Discepoli del Figlio
di don Silvio Longobardi
Dal Vangelo secondo Luca (Lc 2,41-52)
I genitori di Gesù si recavano ogni anno a Gerusalemme per la festa di Pasqua. Quando egli ebbe dodici anni, vi salirono secondo la consuetudine della festa. Ma, trascorsi i giorni, mentre riprendevano la via del ritorno, il fanciullo Gesù rimase a Gerusalemme, senza che i genitori se ne accorgessero. Credendo che egli fosse nella comitiva, fecero una giornata di viaggio, e poi si misero a cercarlo tra i parenti e i conoscenti; non avendolo trovato, tornarono in cerca di lui a Gerusalemme. Dopo tre giorni lo trovarono nel tempio, seduto in mezzo ai maestri, mentre li ascoltava e li interrogava. E tutti quelli che l’udivano erano pieni di stupore per la sua intelligenza e le sue risposte. Al vederlo restarono stupiti, e sua madre gli disse: «Figlio, perché ci hai fatto questo?
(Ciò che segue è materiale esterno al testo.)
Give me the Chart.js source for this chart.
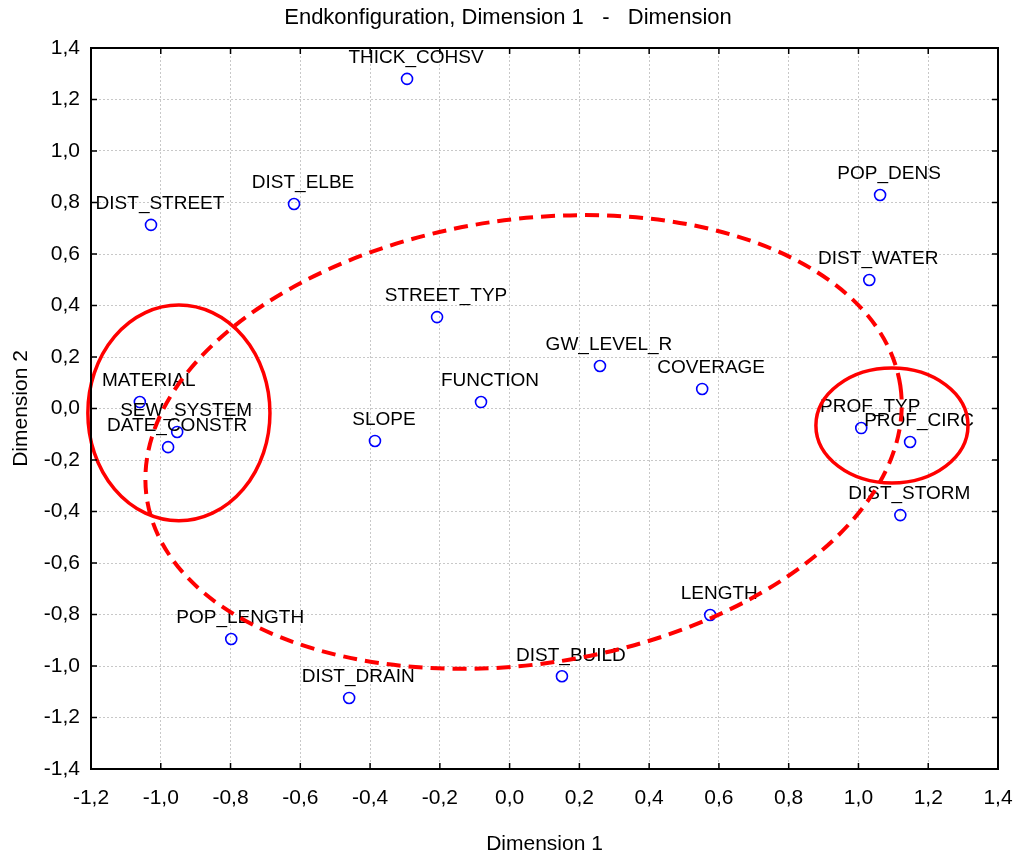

Ecco, tuo padre e io, angosciati, ti cercavamo». Ed egli rispose loro: «Perché mi cercavate? Non sapevate che io devo occuparmi delle cose del Padre mio?». Ma essi non compresero ciò che aveva detto loro. Scese dunque con loro e venne a Nàzaret e stava loro sottomesso. Sua madre custodiva tutte queste cose nel suo cuore. E Gesù cresceva in sapienza, età e grazia davanti a Dio e agli uomini.
Il commento
“Non avendolo trovato, tornarono in cerca di lui a Gerusalemme” (2,45). La parte centrale del racconto evangelico ci permette di accostare da vicino il dramma di Maria e Giuseppe che, dopo una giornata di viaggio, s’accorgono che il figlio non li ha seguiti e cominciano una febbrile e angosciosa ricerca prima tra i parenti e i conoscenti e poi in Gerusalemme dove finalmente lo trovano nel tempio, seduto tra i dottori (2, 44-46). I santi sposi appaiono ancora come protagonisti ma l’attenzione gradualmente si sposta e si concentra su Gesù. Essi pensano di aver adempiuto la legge e s’apprestano a tornare alla vita ordinaria, quel figlio invece chiede loro di continuare il pellegrinaggio. Chi accoglie Gesù non può mai chiudersi tranquillo nella propria casa ma è costretto continuamente a guardare oltre, a cercare quel di più nascosto negli impegni quotidiani. Nel verbo tornare [epistrephein] vi è anche l’idea della conversione: nel Vangelo lucano indica il ritorno gioioso di chi ha incontrato il Signore (i discepoli di Emmaus: Lc 24,33) o di chi ha fatto esperienza della grazia (uno dei lebbrosi guariti: Lc 17,15). Il ritorno di Maria e Giuseppe invece è contrassegnato dall’angoscia (2,48), dalla paura di aver perso colui che è tutta la loro gioia. Essi fanno esperienza della croce, la loro ricerca richiama quella dei giorni pasquali – come si può intravedere nel riferimento ai tre giorni(2,46) – in cui Gesù fu nascosto agli occhi degli uomini. Quando finalmente lo trovano si rendono conto che è molto diverso da quello che pensavano! La sua precoce autonomia non indica una distanza rispetto all’autorità genitoriale – tant’è vero che quando tornò a Nazaret era loro sottomesso (2,51) – ma scaturisce dalla consapevolezza di essere chiamato a tracciare una strada nuova, un nuovo modo di vivere la religiosità che trova il suo vertice e il suo contenuto centrale nel riconoscere la paternità di Dio. Quel giorno Maria e Giuseppe comprendono che il figlio, che fino a quel momento hanno educato nella fede, in realtà è il Figlio di Dio. E accettano di diventare discepoli.